-- Exercise directions --
Take every line from the material that has the word "React" in it.

--- begin ---

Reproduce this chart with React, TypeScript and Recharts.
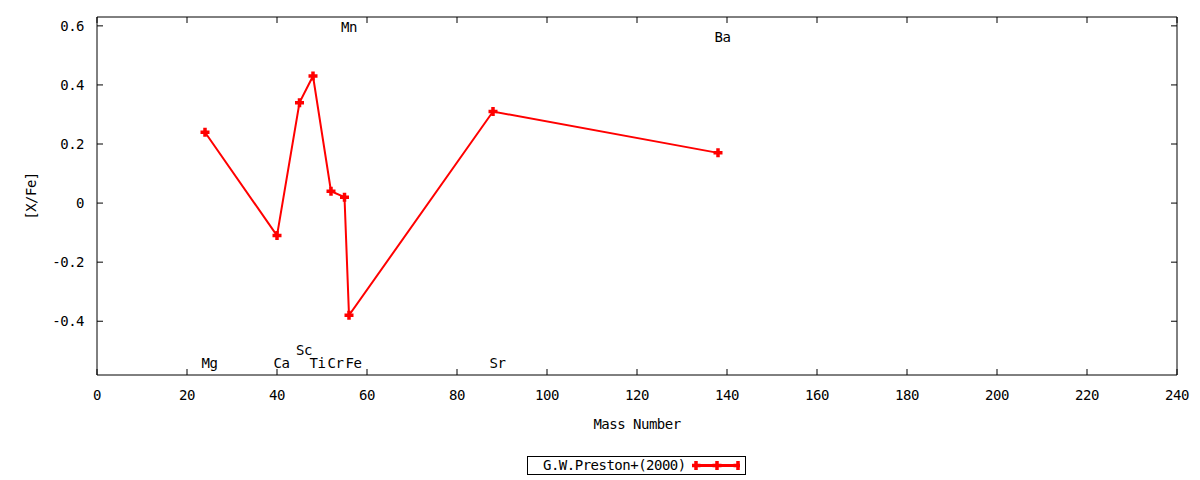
import React from 'react';
import { ComposedChart, Line, Scatter, XAxis, YAxis, Legend } from 'recharts';

const FONT = '"DejaVu Sans Mono", monospace';
const FS = 14;
const LS = -0.5;
const RED = '#ff0000';

// abundance ratios
const elements = ['Mg', 'Ca', 'Sc', 'Ti', 'Cr', 'Mn', 'Fe', 'Sr', 'Ba'];
const massNumbers = [24, 40, 45, 48, 52, 55, 56, 88, 138];
const xFe = [0.24, -0.11, 0.34, 0.43, 0.04, 0.02, -0.38, 0.31, 0.17];

// where each element name sits (x in mass units, y in [X/Fe] units)
const labelMass = [25, 41, 46, 49, 53, 56, 57, 89, 139];
const labelLevel = [-0.543, -0.543, -0.497, -0.543, -0.543, 0.597, -0.543, -0.543, 0.563];

const xTicks = [0, 20, 40, 60, 80, 100, 120, 140, 160, 180, 200, 220, 240];
const yTicks = [-0.4, -0.2, 0, 0.2, 0.4, 0.6];
const xDomain: [number, number] = [0, 240];
const yDomain: [number, number] = [-0.582, 0.63];

const points = massNumbers.map((m, i) => ({ mass: m, value: xFe[i] }));
const labels = elements.map((name, i) => ({ mass: labelMass[i], level: labelLevel[i], name }));

const plusPath = (cx: number, cy: number, r = 4.5, t = 1.75) =>
  `M${cx - r},${cy - t}H${cx - t}V${cy - r}H${cx + t}V${cy - t}H${cx + r}V${cy + t}H${cx + t}V${cy + r}H${cx - t}V${cy + t}H${cx - r}Z`;

const PlusDot = (props: any) => {
  const { cx, cy, index } = props;
  if (cx == null || cy == null) return null;
  return <path key={`p-${index}`} d={plusPath(cx, cy)} fill={RED} />;
};

const ElementName = (props: any) => {
  const { cx, cy, payload } = props;
  if (cx == null || cy == null) return null;
  return (
    <text
      x={cx}
      y={cy}
      dy="0.35em"
      textAnchor="middle"
      fontFamily={FONT}
      fontSize={FS}
      letterSpacing={LS}
      fill="#000"
    >
      {payload.name}
    </text>
  );
};

// ticks drawn only as marks, no text
const NoLabel = () => <g />;

const LegendBox = () => (
  <div
    style={{
      position: 'relative',
      width: 219,
      height: 19,
      border: '1px solid #000',
      boxSizing: 'border-box',
      fontFamily: FONT,
      fontSize: FS,
      letterSpacing: LS,
      background: '#fff',
    }}
  >
    <span style={{ position: 'absolute', left: 15, top: 0, lineHeight: '17px', color: '#000' }}>
      G.W.Preston+(2000)
    </span>
    <svg width={48} height={17} style={{ position: 'absolute', left: 164, top: 0 }}>
      <line x1={4} y1={8.5} x2={46} y2={8.5} stroke={RED} strokeWidth={3} />
      <path d={plusPath(4, 8.5)} fill={RED} />
      <path d={plusPath(25, 8.5)} fill={RED} />
      <path d={plusPath(46, 8.5)} fill={RED} />
    </svg>
  </div>
);

const tickStyle = { fill: '#000', fontSize: FS, fontFamily: FONT, letterSpacing: LS };
const black = { stroke: '#000', strokeWidth: 1 };

export default function App() {
  return (
    <div style={{ position: 'absolute', left: 0, top: 0, background: '#fff' }}>
      <ComposedChart width={1200} height={480} margin={{ top: 17, right: 23, left: 0, bottom: 75 }}>
        <XAxis
          xAxisId="main"
          type="number"
          dataKey="mass"
          domain={xDomain}
          ticks={xTicks}
          interval={0}
          allowDataOverflow
          height={30}
          tickLine={false}
          tickSize={0}
          tickMargin={15}
          axisLine={black}
          tick={tickStyle}
          label={{
            value: 'Mass Number',
            position: 'bottom',
            offset: 14,
            fill: '#000',
            fontSize: FS,
            fontFamily: FONT,
            letterSpacing: LS,
          }}
        />
        <XAxis
          xAxisId="bottomTicks"
          type="number"
          dataKey="mass"
          domain={xDomain}
          ticks={xTicks}
          interval={0}
          allowDataOverflow
          mirror
          tick={NoLabel}
          tickSize={6}
          tickLine={black}
          axisLine={false}
        />
        <XAxis
          xAxisId="top"
          orientation="top"
          type="number"
          dataKey="mass"
          domain={xDomain}
          ticks={xTicks}
          interval={0}
          allowDataOverflow
          mirror
          tick={NoLabel}
          tickSize={6}
          tickLine={black}
          axisLine={black}
        />
        <YAxis
          yAxisId="main"
          type="number"
          domain={yDomain}
          ticks={yTicks}
          interval={0}
          allowDataOverflow
          width={97}
          tickLine={false}
          tickSize={0}
          tickMargin={13}
          axisLine={black}
          tick={tickStyle}
          label={{
            content: (p: any) => {
              const vb = p.viewBox || {};
              const cy = (vb.y ?? 17) + (vb.height ?? 358) / 2;
              return (
                <text
                  x={31}
                  y={cy}
                  dy="0.35em"
                  textAnchor="middle"
                  transform={`rotate(-90 31 ${cy})`}
                  fontFamily={FONT}
                  fontSize={FS}
                  letterSpacing={LS}
                  fill="#000"
                >
                  [X/Fe]
                </text>
              );
            },
          }}
        />
        <YAxis
          yAxisId="leftTicks"
          type="number"
          domain={yDomain}
          ticks={yTicks}
          interval={0}
          allowDataOverflow
          mirror
          tick={NoLabel}
          tickSize={6}
          tickLine={black}
          axisLine={false}
        />
        <YAxis
          yAxisId="right"
          orientation="right"
          type="number"
          domain={yDomain}
          ticks={yTicks}
          interval={0}
          allowDataOverflow
          mirror
          tick={NoLabel}
          tickSize={6}
          tickLine={black}
          axisLine={black}
        />
        <Line
          xAxisId="main"
          yAxisId="main"
          data={points}
          dataKey="value"
          name="G.W.Preston+(2000)"
          stroke={RED}
          strokeWidth={2}
          dot={PlusDot}
          activeDot={false}
          isAnimationActive={false}
        />
        <Scatter
          xAxisId="main"
          yAxisId="main"
          data={labels}
          dataKey="level"
          shape={ElementName}
          legendType="none"
          isAnimationActive={false}
        />
        <Legend
          layout="horizontal"
          verticalAlign="middle"
          align="center"
          wrapperStyle={{ left: 527, top: 456, width: 219, height: 19 }}
          content={() => <LegendBox />}
        />
      </ComposedChart>
    </div>
  );
}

--- end ---

-- Answer for this exercise --
Reproduce this chart with React, TypeScript and Recharts.
import React from 'react';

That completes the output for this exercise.